The Challenge In Our Time
Our generation faces the age-old existential choice: do we insist on living in the warm sunlight of hope and courage, or do we retreat into the dank shadow of fear and defensiveness? Will our Judaism express the resilience, flexibility, and joy that God’s love ought to inspire, or will we mute Judaism’s true vitality in response to the disappointments and dangers of the world’s barbarities? Is Judaism to be a derekh hayyim, a way of life, or a siyyag, an enclosing fence?
This choice – offered in the Torah as God’s invitation to choose life – speaks with particular insistence to today’s Jews. Living generally in lands of democracy – North and South America, Europe, Israel – we face an age of unparalleled openness and communication. The internet and the ease and frequency of travel make this truly one world, with friendships and ties that cross borders and time zones every day. This openness carries hazards – that Jews no longer will retain loyalty to Judaism based primarily on fear or social ostracism, that some Jews will choose to walk away. That Jews now socialize broadly and enjoy professions and associations open to them across religious and ethnic lines means that a link to Judaism cannot be assumed by default. It must be earned.
Those realities emerge from a quick review of statistics, taken from the National Jewish Population Study, 2000-2001 (and they have only intensified since):
• Almost 80 percent of Jews in the United States over the age of 30 were born to two Jewish parents. That number declines to 48 percent for those Jews who are between 18 and 24 years old.
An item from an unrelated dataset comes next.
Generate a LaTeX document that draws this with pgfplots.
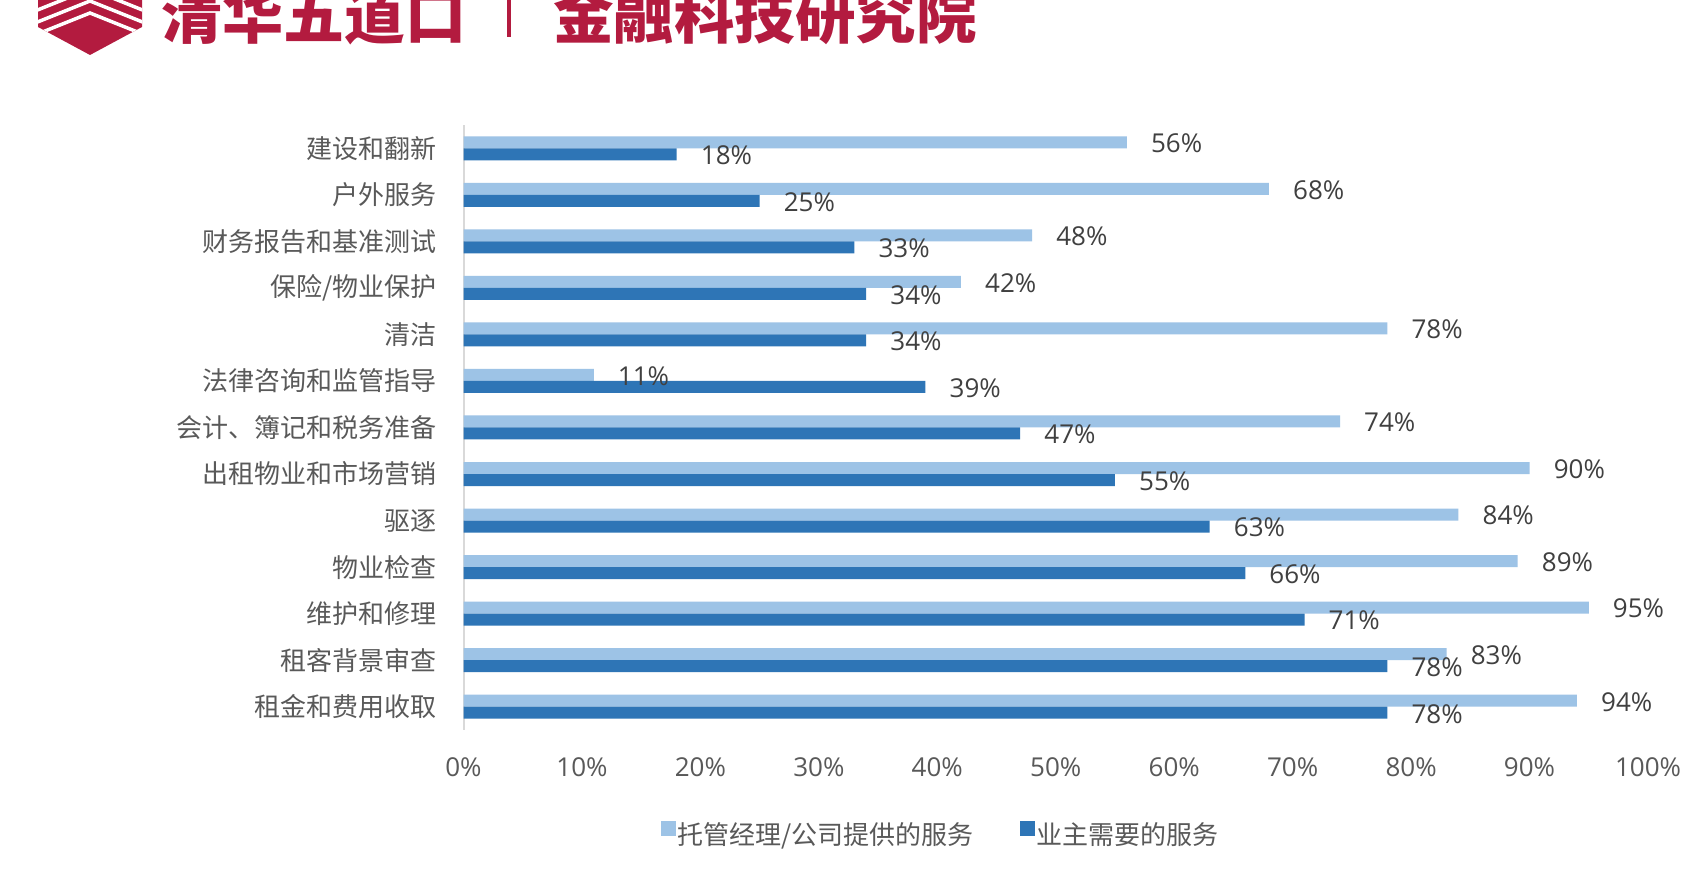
\documentclass[border=0pt]{standalone}
\usepackage{pgfplots}
\pgfplotsset{compat=1.18}
\usepackage{fontspec}
\setmainfont{Noto Sans CJK SC}
\newfontfamily\numfont{Open Sans}
\definecolor{lightbar}{HTML}{9DC3E6}
\definecolor{darkbar}{HTML}{2E75B6}
\definecolor{txt}{HTML}{404040}
\definecolor{ticktxt}{HTML}{595959}
\definecolor{brand}{HTML}{B31B3F}
\definecolor{axisgrey}{HTML}{D9D9D9}
\newcommand\fs{\fontsize{26}{31}\selectfont}
\begin{document}
\begin{tikzpicture}[x=1pt,y=1pt]
\clip (0,0) rectangle (1698,869);
\fill[white] (0,0) rectangle (1698,869);
\useasboundingbox (0,0) rectangle (1698,869);
% header logo
\begin{scope}
\clip (38,880) -- (38,842) -- (90,814) -- (142,842) -- (142,880) -- cycle;
\fill[brand] (30,800) rectangle (150,880);
\foreach \a in {856,868,880}{
  \draw[white, line width=3.5pt] (20,{\a-28}) -- (90,\a) -- (160,{\a-28});
}
\end{scope}
\node[anchor=base west, inner sep=0pt, text=brand, font=\bfseries\fontsize{61}{70}\selectfont] at (161,830.5) {清华五道口};
\draw[brand, line width=4.5pt] (509,869) -- (509,832);
\node[anchor=base west, inner sep=0pt, text=brand, font=\bfseries\fontsize{60.5}{70}\selectfont] at (553,830.5) {金融科技研究院};
\begin{axis}[
  at={(463.5pt,139pt)}, anchor=south west,
  width=1184.5pt, height=605pt, scale only axis,
  xbar, bar width=12pt,
  xmin=0, xmax=100, ymin=-0.5, ymax=12.5,
  axis x line*=bottom, axis y line*=left,
  x axis line style={draw=none},
  y axis line style={draw=axisgrey, line width=2pt},
  major tick length=0pt,
  xtick={0,10,...,100},
  xticklabel={\pgfmathprintnumber{\tick}\%},
  /pgf/number format/assume math mode=true,
  xticklabel style={font=\numfont\fs, text=ticktxt, anchor=north, inner sep=0pt, yshift=-27pt},
  ytick={0,...,12},
  yticklabels={租金和费用收取,租客背景审查,维护和修理,物业检查,驱逐,出租物业和市场营销,会计、簿记和税务准备,法律咨询和监管指导,清洁,保险/物业保护,财务报告和基准测试,户外服务,建设和翻新},
  yticklabel style={font=\fs, text=ticktxt, anchor=east, inner sep=0pt, xshift=-27pt},
  point meta=x,
  nodes near coords={\pgfmathprintnumber{\pgfplotspointmeta}\%},
  every node near coord/.append style={font=\numfont\fs, text=txt, anchor=west, inner sep=0pt, xshift=24pt, yshift=-1pt},
  legend columns=2,
  legend style={at={(axis description cs:0.403,-0.172)}, anchor=center, draw=none, fill=none, font=\fs, text=ticktxt, inner sep=0pt,
    /tikz/every even column/.append style={column sep=44pt}},
  legend image code/.code={\fill[#1] (0pt,-2pt) rectangle (15pt,13pt);},
]
\addplot[draw=none, fill=lightbar, bar shift=6pt] coordinates {
(94,0) (83,1) (95,2) (89,3) (84,4) (90,5) (74,6) (11,7) (78,8) (42,9) (48,10) (68,11) (56,12)};
\addlegendentry{托管经理/公司提供的服务}
\addplot[draw=none, fill=darkbar, bar shift=-6pt] coordinates {
(78,0) (78,1) (71,2) (66,3) (63,4) (55,5) (47,6) (39,7) (34,8) (34,9) (33,10) (25,11) (18,12)};
\addlegendentry{业主需要的服务}
\end{axis}
\end{tikzpicture}
\end{document}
• This fact has significance for other Jewish commitments: Of the respondents with two Jewish parents, 41 percent affirm that Jews everywhere share a common destiny (as opposed to 24 percent with one Jewish parent), 53 percent feel a strong sense of belonging to the Jewish people (as opposed to 33 percent), and 36 percent feel strongly attached to Israel (as opposed to 4 percent).
Given these statistics, it is not surprising that some people respond in fear by creating a false dichotomy of inreach opposed to outreach, as though there is a finite amount of energy available to address Jewish vitality and passion, as though we could either attend to born Jews or ignore them to attend to a broader population, as though making a vigorous case for Judaism to interested non-Jews would not grab the attention of indifferent Jews.
The time to repudiate this self-fulfilling fear is now. We must stand resolutely, clearly, for a richer Jewish engagement with anyone open to the joy, wisdom, and vigor of Jewish spirituality, observance, and learning. Judaism’s affirmation of oneness is an insistence that the Holy One of Israel showers love on all creation, on every person, and that every person is a source of holiness we dare not neglect.
For 10 years, I was a congregational rabbi at a medium-sized suburban synagogue. Each year, I insisted on teaching an 18-week introduction to Judaism. At the end of the course, I would convene a beit din (Jewish court) to assist all those interested in converting. Over that decade, we helped more than 200 people become Jewish. (At least eight went on to become rabbis!) These people shared their newfound learning, spirit, and joy with the other members of the congregation and community, giving the lie to the supposed opposition between inreach and outreach. As a result, our congregation grew from 200 membership units to 600. Each year, these new Jews would persuade their born-Jewish friends to enroll in the course, and so the congregation grew more observant, more learned, more engaged with each passing year.
A few summers ago, I witnessed that same miracle in East Africa. Having had the privilege of ordaining Rabbi Gershom Sizomu, the first African rabbi of sub-Saharan Africa, I traveled to Uganda with a beit din of Conservative rabbis. We interviewed and converted about 250 people – from Uganda, Ghana, Kenya, Nigeria, and the Lemba tribe in South Africa. United by our love of Torah and desire to serve God, these questing Africans gave us the gift of renewed passion and gratitude for our beautiful heritage.
In an open society, there is no way to exclude interested people from a good thing, nor should we want to. Today, at the American Jewish University, it is my good fortune to supervise one of North America’s largest such programs, the Miller Introduction to Judaism. Each year, hundreds of people find meaning and identity in the warm embrace of Jewish faith. We are now embarking on a campaign to expand significantly and diversify our program to meet the changing needs of today’s seeking people. Using group study of classical texts, experiential learning at the Brandeis-Bardin campus, drama, literature, and cooking, we intend to share the rich treasures of Judaism with the broadest possible community. Some students will want to convert and we will welcome them. Some will not be ready for that step, and we will welcome them too.
Let those who are hungry for learning find sustenance with us. Let those who lack community find a home in Judaism. Let those who are wounded by a callous and indifferent world find healing in the balm of Jewish ethics and let those buffeted by the enervating distractions of contemporary materialism find depth and harbor in a robust relationship with God, Torah, and the Jewish people.
In reaching out to these thousands of people, at the same time we will remind ourselves of the greatest privilege we never earned – being the people of Torah, lovers of oneness, part of Am Yisrael.